Ces remarques de fond et forme, ainsi que les précédentes sur la dynamique du texte, associées à la nécessité d’avoir un plan progressif, peuvent conduire au plan suivant :

1) des sensations réelles et réalistes ; études sonorités comme dit ci-dessus, réalisme de la description, y compris dans son côté très humain ; on sent le vécu, le réel, malgré le regret du passé sur lequel on revient par la suite ; ce sont les points principaux que vous avez indiqués de manière assez développée déjà dans votre question (ces sensations sont mélancoliques de toute façon) ;

2) malgré tout, la frontière s’atténue peu à peu entre le réel et l’irréel avec l’arrivée de figures aux contours plus fous et fantomatiques : on tombe dans le passé moins réel, dans une sorte d’espace temps absolu, presque intemporel : ce réalisme ne tient plus, des figures imaginaires se mettent en place et viennent l’envahir, le contrer (aspect mélancolique ici, en encore plus profond).
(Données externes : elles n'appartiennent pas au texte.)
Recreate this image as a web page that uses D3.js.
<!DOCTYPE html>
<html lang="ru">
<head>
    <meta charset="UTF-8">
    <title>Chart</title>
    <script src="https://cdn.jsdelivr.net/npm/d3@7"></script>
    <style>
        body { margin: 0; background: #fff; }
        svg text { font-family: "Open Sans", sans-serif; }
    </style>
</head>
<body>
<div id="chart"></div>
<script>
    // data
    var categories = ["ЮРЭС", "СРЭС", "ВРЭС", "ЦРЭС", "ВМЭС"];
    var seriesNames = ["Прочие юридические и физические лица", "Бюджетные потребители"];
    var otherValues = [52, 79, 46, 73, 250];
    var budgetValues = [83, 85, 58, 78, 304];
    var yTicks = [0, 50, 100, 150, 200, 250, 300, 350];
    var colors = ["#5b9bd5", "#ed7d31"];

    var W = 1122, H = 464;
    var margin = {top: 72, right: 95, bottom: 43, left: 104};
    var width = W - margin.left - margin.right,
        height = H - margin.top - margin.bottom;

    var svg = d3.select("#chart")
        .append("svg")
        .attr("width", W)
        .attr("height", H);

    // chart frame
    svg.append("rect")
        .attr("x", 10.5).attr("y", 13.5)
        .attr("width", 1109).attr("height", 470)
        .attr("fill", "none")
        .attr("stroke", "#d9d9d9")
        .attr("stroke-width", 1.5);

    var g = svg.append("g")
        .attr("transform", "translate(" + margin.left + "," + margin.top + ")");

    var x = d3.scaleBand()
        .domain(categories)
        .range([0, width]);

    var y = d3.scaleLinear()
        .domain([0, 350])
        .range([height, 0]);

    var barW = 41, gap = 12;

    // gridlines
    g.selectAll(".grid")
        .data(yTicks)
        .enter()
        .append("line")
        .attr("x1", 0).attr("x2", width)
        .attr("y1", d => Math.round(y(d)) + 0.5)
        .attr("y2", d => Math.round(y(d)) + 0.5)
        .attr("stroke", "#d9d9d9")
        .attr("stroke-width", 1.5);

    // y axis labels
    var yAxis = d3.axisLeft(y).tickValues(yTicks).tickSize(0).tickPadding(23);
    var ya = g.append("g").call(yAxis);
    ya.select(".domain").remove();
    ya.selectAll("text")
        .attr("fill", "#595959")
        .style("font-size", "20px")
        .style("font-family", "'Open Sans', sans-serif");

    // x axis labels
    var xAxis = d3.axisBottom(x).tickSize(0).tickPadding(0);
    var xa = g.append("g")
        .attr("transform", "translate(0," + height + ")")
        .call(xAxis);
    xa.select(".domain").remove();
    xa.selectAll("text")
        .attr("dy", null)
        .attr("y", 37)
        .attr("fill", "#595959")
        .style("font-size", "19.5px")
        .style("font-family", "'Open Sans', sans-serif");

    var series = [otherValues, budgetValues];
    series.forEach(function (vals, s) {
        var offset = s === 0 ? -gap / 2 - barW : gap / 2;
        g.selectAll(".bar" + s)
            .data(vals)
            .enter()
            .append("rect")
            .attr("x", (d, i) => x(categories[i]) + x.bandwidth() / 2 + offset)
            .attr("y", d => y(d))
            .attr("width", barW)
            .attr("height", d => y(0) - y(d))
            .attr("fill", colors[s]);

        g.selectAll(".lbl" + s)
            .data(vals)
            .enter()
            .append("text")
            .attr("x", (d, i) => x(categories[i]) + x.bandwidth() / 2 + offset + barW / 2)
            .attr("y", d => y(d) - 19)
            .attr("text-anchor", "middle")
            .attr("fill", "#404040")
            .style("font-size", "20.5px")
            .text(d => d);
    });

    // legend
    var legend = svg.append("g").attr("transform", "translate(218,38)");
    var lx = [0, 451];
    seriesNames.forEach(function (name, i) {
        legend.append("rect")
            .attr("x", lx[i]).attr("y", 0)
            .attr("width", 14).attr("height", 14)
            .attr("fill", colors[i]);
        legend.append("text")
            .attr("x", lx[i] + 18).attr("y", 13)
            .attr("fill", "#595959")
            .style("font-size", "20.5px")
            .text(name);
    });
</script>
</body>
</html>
Au début ce sont des animaux (chat, bourdon) puis ensuite des figures vraiment imaginaires, comme les figures de cartes (cf. aussi « l’âme d’un vieux poète entre dans la gouttière » etc.).

3) enfin, toute cette mélancolie, tout ce mélange entre réel et irréel, plongent le poète, traduisent son côté macabre, vraiment désespéré : il ne peut vivre et avancé car il est comme enchaîné au passé (notion omniprésente, mot vieilli comme « pluviôse », nom de mois qui date de la révolution et n’est plus employé depuis : cela traduit son attachement, son encrage dans des temps d’avant, notion d’héritage, de lien avec le passé etc.). Tout simplement, vous avez ici à faire à un sonnet, en quatrains bien sûr, qui est déjà une forme un peu datée à l’époque : c’est un signe fort dès la découverte du poème de voir que « l’emballage » et le premier mot sont déjà anciens, dans le passé. Ces points peuvent être vos premiers points de cette dernière partie d’ailleurs, pour aller toujours du plus général, plus visible, pour aller vers le plus précis, moins évident. Et à la fin bien sûr, on finit sur l’adjectif « défunt » : voyez comment ce point est filé, écrit de manière diffuse dans le poème, surtout la fin pour renforcer ce côté morbide, macabre.

Voilà pour un plan possible. J’espère vous avoir donné quelques points de méthode pour aborder sereinement le commentaire composé d’un poème, en alliant bien fond et forme comme vous avez commencé à la faire dans votre propre analyse et comment cela nous conduit à un plan possible. Partant de là, au vu de vos réflexions premières, je pense que vous avez toutes les clefs en main pour rédiger un bon commentaire, en tenant compte bien sûr des habituelles remarques de forme : ménagez de courtes transitions entre chaque grande partie, citez le texte entre guillemets, directement inclus dans vos phrases de commentaire et analysez bien l’ensemble du texte, soignez l’introduction comme la conclusion, ainsi que le style, l’orthographe.

Sur ces dernières recommandations, je vous souhaite bon courage.